Circuler à Beyrouth aux heures de pointe revient parfois à participer à une grande course d’escargots. De quoi franchement perdre ses nerfs. Qu’il s’agisse de secteurs de l’ouest de Beyrouth comme Hamra, corniche Mazraa ou Mar Élias, ou de l’est, près de l’Hôtel-Dieu ou sur l’axe reliant Tabaris à La Sagesse – pour ne citer qu’eux –, les bouchons n’en finissent pas de s’éterniser. Sans parler des interminables files d’embouteillage aux portes de la capitale, en particulier au nord, entre Zouk et Beyrouth, ou à l’est, sur la route de Damas. Une partie des problèmes de circulation pourrait en principe se résoudre d’elle-même : avec des efforts de coordination entre les ministères (Électricité, Transports…) qui réalisent de nombreux travaux sur la voie publique, de manière chaotique et imprévisible, une meilleure application des règles de conduite (priorités, respect de la hiérarchie entre routes principales et secondaires), des sanctions systématiques pour les stationnements en double et triple file qui ralentissent le trafic… Mais les principales causes de la congestion du trafic sont structurelles : un déficit de grandes infrastructures routières, un trop grand usage de la voiture individuelle et surtout l’absence d’un vrai système de transport collectif.
Bien sûr, des améliorations ont été constatées depuis 15 ans, avec la création de nouveaux axes de circulation, la réalisation de nombreux travaux de voirie et la mise en œuvre depuis 2005 du projet Urban Transport Development Plan (UTDP), qui vise à décongestionner les principaux axes de circulation, en construisant ponts et tunnels aux carrefours critiques et en installant des feux de signalisation. Mais les solutions préconisées restent de loin insuffisantes pour faire face à l’augmentation constante du flux de véhicules. Le réseau routier, déjà saturé, semble incapable de pouvoir supporter la croissance du trafic. Sa capacité n’est pas extensible, car l’agglomération beyrouthine est particulièrement dense, avec près de 10 000 habitants au km² (1). Les quelques statistiques qui existent sur le transport dans la région métropolitaine de Beyrouth sont particulièrement alarmantes : en se fondant sur les standards américains qui définissent des niveaux de fluidité du trafic de A à F, le Conseil du développement et de la reconstruction (CDR) a constaté que les 27 axes prioritaires entre Beyrouth et sa banlieue étaient tous classés au niveau F. « Même après l’exécution du projet UTDP dans quelques années, nous ne pourrons atteindre au mieux que le niveau C ou D, c’est-à-dire une vitesse de circulation située entre 30 et 40 km/h en moyenne », explique Élie Hélou, chargé du projet par le CDR.

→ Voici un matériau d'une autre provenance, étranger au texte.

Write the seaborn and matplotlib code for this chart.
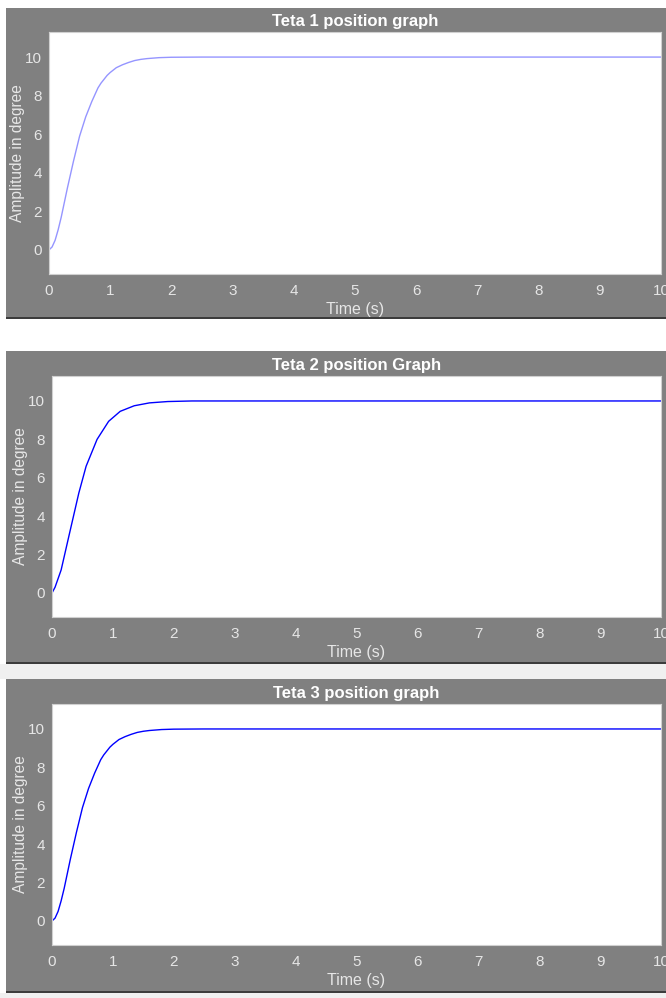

Pas de politique coordonnée des transports
La question des transports fait du surplace depuis des années, car les pouvoirs publics n’ont jamais pris le sujet à bras-le-corps. De nombreuses études ont été réalisées depuis plus de quinze ans pour le compte de l’État libanais pour être ensuite fourrées dans des tiroirs, malgré d’importants financements disponibles. « Il manque surtout une politique cohérente de transports, soutient Tammam Nakkash, expert en système de transport chez Team International, une société de consultants qui a effectué plusieurs études sur les transports urbains pour le compte du CDR. Chacun veut prendre des initiatives dans tous les sens, sans lier des problématiques indissociables les unes des autres : la question des licences des taxis, la réglementation du réseau de bus, la taxation sur le carburant, l’aménagement du territoire ou les lois d’urbanisme », poursuit l’expert.
Afin de centraliser toutes les décisions liées aux transports dans le Grand Beyrouth, le ministère des Transports réfléchit depuis plusieurs années à créer une Autorité unique d’organisation des transports, mais celle-ci reste encore très hypothétique. Une telle autorité pourrait être compétente dans de nombreux domaines, qu’il s’agisse des investissements publics routiers et des transports collectifs, de la régulation de l’activité des transporteurs, des plans de circulation sur le réseau principal ou même de la signalisation. Le Plan de transport du Grand Beyrouth en 1995 avait déjà envisagé de mettre en place une Autorité de régulation des transports, afin de planifier, d’organiser et de contrôler tout le système de transports en commun. Plusieurs projets de lois ont été proposés depuis 1999 et une proposition détaillée a été faite en ce sens en 2002 par un comité d’experts français et libanais dans le cadre d’une convention de coopération entre l’Office des chemins de fer et des transports en commun au Liban (OCFTC) et la région Midi-Pyrénées. Bien qu’accepté par la commission parlementaire libanaise des Travaux publics et des Transports, le projet est depuis enterré.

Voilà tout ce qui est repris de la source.